容修咬着牙,他最烦的就是温澜生动不动那十几年的感情来压他,谁让他命不好,没有生在繁夏周围的家庭里,否则哪里轮得到他温澜生做繁夏的青梅竹马。
他冷冷笑了声,狭长的眼眸危险上挑,俯下身凑在温澜生耳边,语气得意:“你跟她认识十几年又如何?被她睡了十几年又如何?生不孩子的公鸡,这么多年连个蛋都下不了。”
“你闭嘴!你闭嘴!”这句话结结实实的戳到了温澜生的痛处,他颤抖的声音怒不可遏:“你怎么知道我没有怀过她的孩子,我们曾经有一个孩子的,只是只是被打掉了,那个时候我们太年轻,我不能毁了夏夏的前程。”
温澜生声音微弱的说着,眼前似乎有回到了堕胎的那一天,刺鼻的消毒水味道,白到惨烈的手术灯光,□□仿佛被撕裂的剧痛,以及被手术钳一点一点剐掉剐死的嘉嘉,多年前的疼痛仿佛又回来了,疼的他死去活来,泪水糊满了他的眼。
容修唇角勾着冷笑,金丝边眼镜下折射着不近人情的冷光,他不是圣人,对多余人的眼泪产生不出一点同情悲悯,他淡薄到可怜的感情全部悉数毫无保留的给了繁夏。
看着温澜生如同丧家之犬的样子,心中只觉得解气!活该!报应!
畅快的解气之后,密密麻麻的酸泛上鼻尖,他既然产生了嫉妒,嫉妒温澜生的肚子曾经怀过繁夏的种,哪怕那个孩子还没有出生就死了,可他还是嫉妒,又妒又恨,像涂了柠檬水的刀子插进心里,酸涩又疼痛。凭什么那个肮脏又的贱人肚子可以孕育属于繁夏的生命,而他的肚子却迟迟没有动静。

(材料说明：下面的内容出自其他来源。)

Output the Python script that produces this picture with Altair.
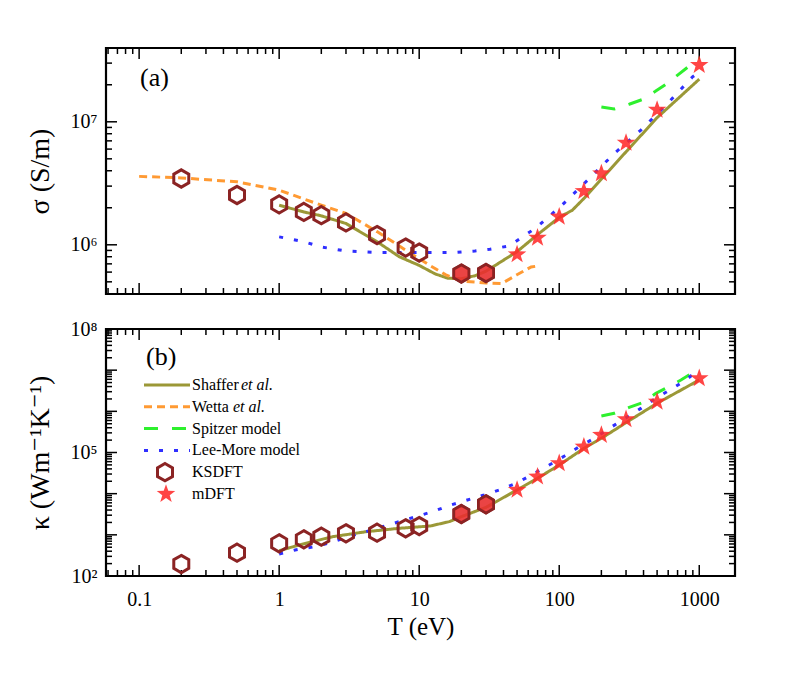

“可是自从侥幸怀了那个之后,就再也没有怀上过繁夏的孩子,温澜生你是不是根本生不了?怀不上了?”容修眼中弥漫着浓浓的黑雾,带着这股难消的嫉妒,似要把插在心里的刀子插到温澜生的心坎上,让温澜生也难受,温澜生也痛苦,方才能抵消他的痛苦。